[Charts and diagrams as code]
···

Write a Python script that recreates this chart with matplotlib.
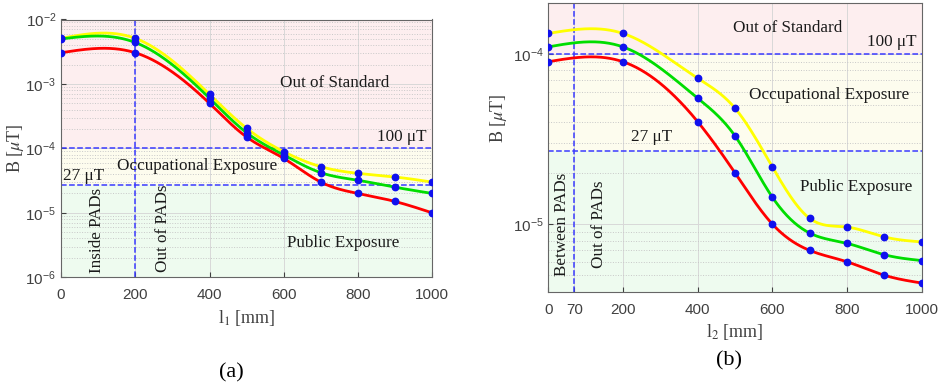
import numpy as np
import matplotlib
matplotlib.use("Agg")
import matplotlib.pyplot as plt

# distances [mm]
l1 = [0, 200, 400, 500, 600, 700, 800, 900, 1000]
l2 = [0, 200, 400, 500, 600, 700, 800, 900, 1000]

# panel (a)
a_yellow = [5.1e-3, 5.1e-3, 6.9e-4, 2.05e-4, 8.9e-5, 5.2e-5, 4.1e-5, 3.6e-5, 3.0e-5]
a_green = [5.0e-3, 4.4e-3, 6.0e-4, 1.75e-4, 7.9e-5, 4.2e-5, 3.2e-5, 2.5e-5, 2.0e-5]
a_red = [3.05e-3, 3.05e-3, 5.0e-4, 1.5e-4, 7.0e-5, 3.0e-5, 2.0e-5, 1.5e-5, 1.0e-5]

# panel (b)
b_yellow = [1.32e-4, 1.32e-4, 7.2e-5, 4.8e-5, 2.17e-5, 1.08e-5, 9.6e-6, 8.4e-6, 7.85e-6]
b_green = [1.1e-4, 1.1e-4, 5.5e-5, 3.3e-5, 1.44e-5, 8.85e-6, 7.7e-6, 6.6e-6, 6.1e-6]
b_red = [9.0e-5, 9.0e-5, 4.0e-5, 2.0e-5, 1.0e-5, 7.0e-6, 6.0e-6, 5.0e-6, 4.5e-6]

limit_high = 1e-4
limit_low = 2.7e-5

SERIF = "Liberation Serif"
plt.rcParams["font.family"] = "Liberation Sans"
plt.rcParams["mathtext.fontset"] = "stix"

PINK = "#fdeeef"
CREAM = "#fdfcee"
MINT = "#eefbef"
DASH = "#3a3aff"
TICK = "#404040"


def spline_curve(x, y, n=400):
    """natural cubic spline through the points, done in log10 space"""
    x = np.asarray(x, float)
    y = np.log10(np.asarray(y, float))
    k = len(x)
    h = np.diff(x)
    A = np.zeros((k, k))
    r = np.zeros(k)
    A[0, 0] = A[-1, -1] = 1.0
    for i in range(1, k - 1):
        A[i, i - 1] = h[i - 1]
        A[i, i] = 2 * (h[i - 1] + h[i])
        A[i, i + 1] = h[i]
        r[i] = 6 * ((y[i + 1] - y[i]) / h[i] - (y[i] - y[i - 1]) / h[i - 1])
    m = np.linalg.solve(A, r)
    xs = np.linspace(x[0], x[-1], n)
    idx = np.clip(np.searchsorted(x, xs) - 1, 0, k - 2)
    x0, x1 = x[idx], x[idx + 1]
    hh = x1 - x0
    t0, t1 = x1 - xs, xs - x0
    ys = (m[idx] * t0**3 + m[idx + 1] * t1**3) / (6 * hh) \
        + (y[idx] / hh - m[idx] * hh / 6) * t0 \
        + (y[idx + 1] / hh - m[idx + 1] * hh / 6) * t1
    return xs, 10 ** ys


def draw_panel(ax, x, series, ylim, xticks, vline):
    ax.set_yscale("log")
    ax.set_xlim(0, 1000)
    ax.set_ylim(*ylim)
    # exposure zones
    ax.axhspan(limit_high, ylim[1], color=PINK, zorder=0)
    ax.axhspan(limit_low, limit_high, color=CREAM, zorder=0)
    ax.axhspan(ylim[0], limit_low, color=MINT, zorder=0)
    ax.grid(True, which="major", color="#d8d8d8", lw=0.7, zorder=1)
    ax.grid(True, which="minor", axis="y", color="#c8c8c8", lw=0.7, ls=":", zorder=1)
    ax.set_axisbelow(True)
    for vals, col in series:
        xs, ys = spline_curve(x, vals)
        ax.plot(xs, ys, color=col, lw=2, zorder=3)
    for vals, col in series:
        ax.plot(x, vals, "o", color="#1010ee", ms=4.6, zorder=4)
    ax.axhline(limit_high, color=DASH, ls="--", lw=1.1, zorder=2)
    ax.axhline(limit_low, color=DASH, ls="--", lw=1.1, zorder=2)
    ax.axvline(vline, color=DASH, ls="--", lw=1.1, zorder=2)
    ax.set_xticks(xticks)
    ax.tick_params(which="both", direction="in", colors=TICK, labelsize=11)
    ax.tick_params(axis="x", pad=8)
    ax.tick_params(which="minor", length=0)
    for s in ax.spines.values():
        s.set_color("#666666")
        s.set_linewidth(0.8)
    ax.set_ylabel(r"B [$\mu$T]", family=SERIF, fontsize=13, color=TICK)


fig = plt.figure(figsize=(9.42, 3.90), dpi=100)
ax1 = fig.add_axes([0.0648, 0.289, 0.394, 0.661])
ax2 = fig.add_axes([0.582, 0.252, 0.3964, 0.741])

draw_panel(ax1, l1, [(a_yellow, "#ffff00"), (a_green, "#00dd00"), (a_red, "#ff0000")],
           (1e-6, 1e-2), [0, 200, 400, 600, 800, 1000], 200)
draw_panel(ax2, l2, [(b_yellow, "#ffff00"), (b_green, "#00dd00"), (b_red, "#ff0000")],
           (4e-6, 2e-4), [0, 70, 200, 400, 600, 800, 1000], 70)
ax2.set_yticks([1e-5, 1e-4])

ax1.set_xlabel(r"l$_1$ [mm]", family=SERIF, fontsize=13, color=TICK, labelpad=4)
ax2.set_xlabel(r"l$_2$ [mm]", family=SERIF, fontsize=13, color=TICK, labelpad=4)
ax1.yaxis.set_label_coords(-0.095, 0.5)
ax2.yaxis.set_label_coords(-0.105, 0.6)

tkw = dict(family=SERIF, fontsize=12.3, color="#1a1a1a", zorder=5)
# panel (a) annotations
ax1.text(736, 1.05e-3, "Out of Standard", ha="center", va="center", **tkw)
ax1.text(985, 1.12e-4, "100 μT", ha="right", va="bottom", **tkw)
ax1.text(368, 5.3e-5, "Occupational Exposure", ha="center", va="center", **tkw)
ax1.text(5, 2.85e-5, "27 μT", ha="left", va="bottom", **tkw)
ax1.text(759, 3.4e-6, "Public Exposure", ha="center", va="center", **tkw)
ax1.text(96, 1.15e-6, "Inside PADs", ha="center", va="bottom", rotation=90, **tkw)
ax1.text(276, 1.2e-6, "Out of PADs", ha="center", va="bottom", rotation=90, **tkw)

# panel (b) annotations
ax2.text(641, 1.43e-4, "Out of Standard", ha="center", va="center", **tkw)
ax2.text(987, 1.05e-4, "100 μT", ha="right", va="bottom", **tkw)
ax2.text(753, 5.75e-5, "Occupational Exposure", ha="center", va="center", **tkw)
ax2.text(278, 3.25e-5, "27 μT", ha="center", va="center", **tkw)
ax2.text(825, 1.66e-5, "Public Exposure", ha="center", va="center", **tkw)
ax2.text(36, 4.95e-6, "Between PADs", ha="center", va="bottom", rotation=90, **tkw)
ax2.text(137, 5.5e-6, "Out of PADs", ha="center", va="bottom", rotation=90, **tkw)

fig.text(231 / 942, 1 - 373 / 390, "(a)", family=SERIF, fontsize=16, ha="center", va="center")
fig.text(729 / 942, 1 - 361 / 390, "(b)", family=SERIF, fontsize=16, ha="center", va="center")

fig.savefig("out.png", dpi=100)
plt.close(fig)
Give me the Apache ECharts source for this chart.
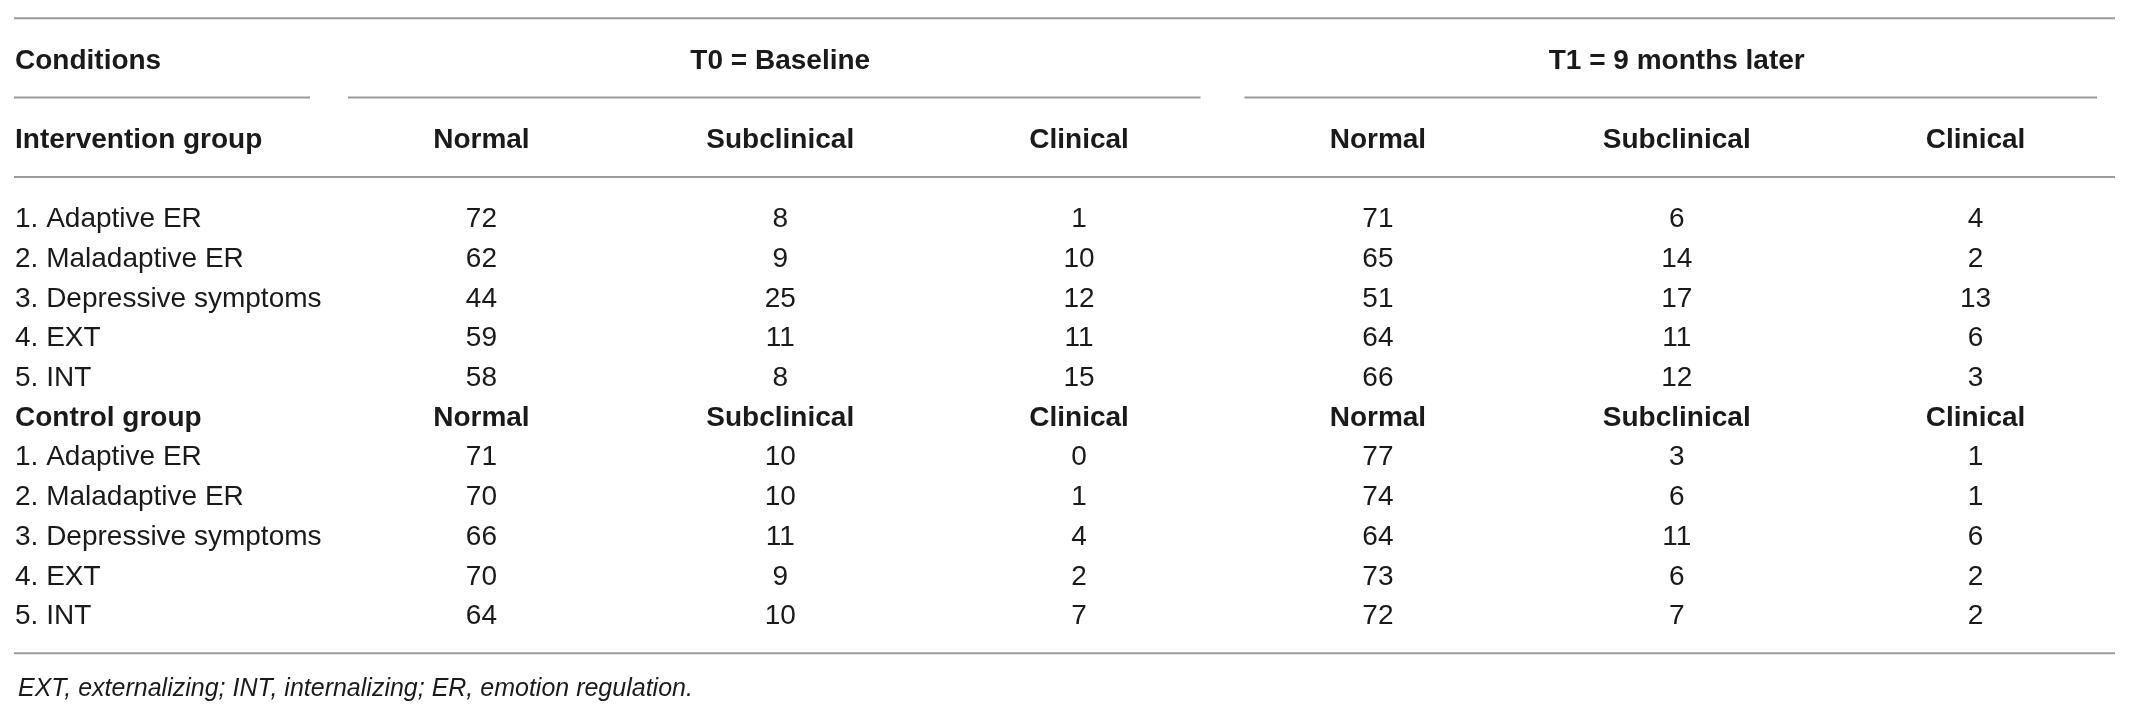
<!DOCTYPE html>
<html>
<head>
<meta charset="utf-8">
<title>Conditions table</title>
<script src="https://cdn.jsdelivr.net/npm/echarts@6/dist/echarts.min.js"></script>
<style>
  html, body { margin: 0; padding: 0; background: #fff; }
  #main { width: 2129px; height: 716px; }
</style>
</head>
<body>
<div id="main"></div>
<script>
// table content
const groups = ['Intervention group', 'Control group'];
const periods = ['T0 = Baseline', 'T1 = 9 months later'];
const levels = ['Normal', 'Subclinical', 'Clinical'];
const rowLabels = ['1. Adaptive ER', '2. Maladaptive ER', '3. Depressive symptoms', '4. EXT', '5. INT'];

// counts per row: [Normal, Subclinical, Clinical]
const interventionT0 = [[72, 8, 1], [62, 9, 10], [44, 25, 12], [59, 11, 11], [58, 8, 15]];
const interventionT1 = [[71, 6, 4], [65, 14, 2], [51, 17, 13], [64, 11, 6], [66, 12, 3]];
const controlT0 = [[71, 10, 0], [70, 10, 1], [66, 11, 4], [70, 9, 2], [64, 10, 7]];
const controlT1 = [[77, 3, 1], [74, 6, 1], [64, 11, 6], [73, 6, 2], [72, 7, 2]];

const footnote = 'EXT, externalizing; INT, internalizing; ER, emotion regulation.';

// row slots (top to bottom). blank slots carry the rules
const slotLabels = ['Conditions', '', groups[0], '']
  .concat(rowLabels, [groups[1]], rowLabels, ['']);
const boldSlots = [0, 2, 9];
const headerSlots = [2, 9];          // rows with Normal / Subclinical / Clinical
const firstRowSlot = [4, 10];        // first data row of each group
const columns = [];
periods.forEach(p => levels.forEach(l => columns.push(p + ' ' + l)));

// rules: [slot, startCol, endCol], col -1 = label column
const rules = [[-1, -1, 5], [1, -1, -1], [1, 0, 2], [1, 3, 5], [3, -1, 5], [15, -1, 5]];

const valueCells = [];
[[interventionT0, interventionT1], [controlT0, controlT1]].forEach((pair, g) => {
  pair.forEach((tbl, t) => {
    tbl.forEach((row, r) => {
      row.forEach((v, l) => valueCells.push([t * 3 + l, firstRowSlot[g] + r, v]));
    });
  });
});

const headCells = [];
periods.forEach((p, t) => headCells.push([t * 3 + 1, 0, p]));
headerSlots.forEach(s => {
  [0, 1].forEach(t => levels.forEach((l, i) => headCells.push([t * 3 + i, s, l])));
});

const FONT = '"Liberation Sans", Arial, sans-serif';
const INK = '#1a1a1a';
const RULE = '#9a9a9a';

const chart = echarts.init(document.getElementById('main'));

chart.setOption({
  animation: false,
  backgroundColor: '#fff',
  title: {
    text: footnote,
    left: 13,
    top: 672,
    textStyle: { fontFamily: FONT, fontSize: 25, fontStyle: 'italic', fontWeight: 'normal', color: INK }
  },
  grid: { left: 332, top: 41, width: 1793, height: 635 },
  xAxis: {
    type: 'category',
    data: columns,
    min: 0,
    max: 5,
    show: false
  },
  yAxis: {
    type: 'category',
    data: slotLabels.map((s, i) => 'slot' + i),
    inverse: true,
    min: 0,
    max: 15,
    axisLine: { show: false },
    axisTick: { show: false },
    splitLine: { show: false },
    axisLabel: {
      interval: 0,
      align: 'left',
      margin: 317,
      fontFamily: FONT,
      fontSize: 28,
      color: INK,
      formatter: (val, idx) => {
        const txt = slotLabels[idx];
        return boldSlots.indexOf(idx) >= 0 ? '{b|' + txt + '}' : txt;
      },
      rich: {
        b: { fontFamily: FONT, fontSize: 28, fontWeight: 'bold', color: INK }
      }
    }
  },
  series: [
    {
      type: 'custom',
      silent: true,
      data: rules.map(r => [0, 0, r[0], r[1], r[2]]),
      encode: { x: 0, y: 1 },
      renderItem: (params, api) => {
        const slot = api.value(2), c0 = api.value(3), c1 = api.value(4);
        const band = api.size([0, 1])[1];
        const colW = api.size([1, 0])[0];
        const y = api.coord([0, 0])[1] + slot * band - 3;
        const full = c0 < 0 && c1 === 5;
        const x1 = c0 < 0 ? 14 : api.coord([c0, 0])[0] - colW / 2 + 16;
        let x2;
        if (c1 < 0) x2 = 310;
        else if (full) x2 = api.coord([c1, 0])[0] + colW / 2 - 10;
        else x2 = api.coord([c1, 0])[0] + colW / 2 - 28;
        return {
          type: 'line',
          shape: { x1: x1, y1: y, x2: x2, y2: y },
          style: { stroke: RULE, lineWidth: 2 }
        };
      }
    },
    {
      type: 'scatter',
      silent: true,
      symbolSize: 0,
      itemStyle: { color: 'transparent', opacity: 1 },
      data: valueCells,
      label: {
        show: true,
        position: 'inside',
        formatter: p => String(p.data[2]),
        fontFamily: FONT,
        fontSize: 28,
        color: INK
      }
    },
    {
      type: 'scatter',
      silent: true,
      symbolSize: 0,
      itemStyle: { color: 'transparent', opacity: 1 },
      data: headCells,
      label: {
        show: true,
        position: 'inside',
        formatter: p => p.data[2],
        fontFamily: FONT,
        fontSize: 28,
        fontWeight: 'bold',
        color: INK
      }
    }
  ]
});
</script>
</body>
</html>
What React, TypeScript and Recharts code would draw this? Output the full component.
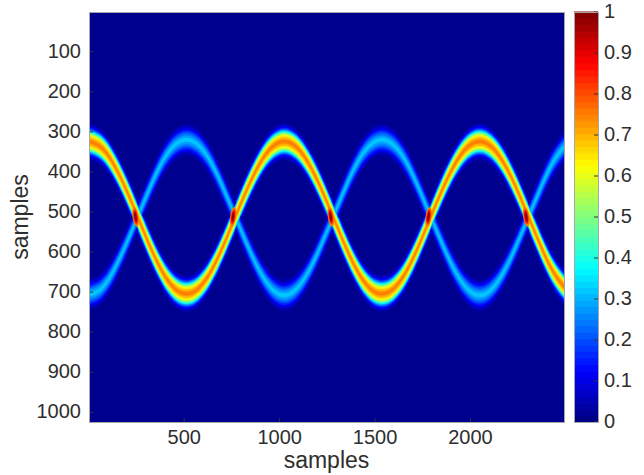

···

Take the material above and output only the lines from the one that contains "Give me the" through the one that contains "const rowLabels = ['1.", ends included and images left out.

- _Correct answer_:
Give me the Apache ECharts source for this chart.
<!DOCTYPE html>
<html>
<head>
<meta charset="utf-8">
<title>Conditions table</title>
<script src="https://cdn.jsdelivr.net/npm/echarts@6/dist/echarts.min.js"></script>
<style>
  html, body { margin: 0; padding: 0; background: #fff; }
  #main { width: 2129px; height: 716px; }
</style>
</head>
<body>
<div id="main"></div>
<script>
// table content
const groups = ['Intervention group', 'Control group'];
const periods = ['T0 = Baseline', 'T1 = 9 months later'];
const levels = ['Normal', 'Subclinical', 'Clinical'];
const rowLabels = ['1. Adaptive ER', '2. Maladaptive ER', '3. Depressive symptoms', '4. EXT', '5. INT'];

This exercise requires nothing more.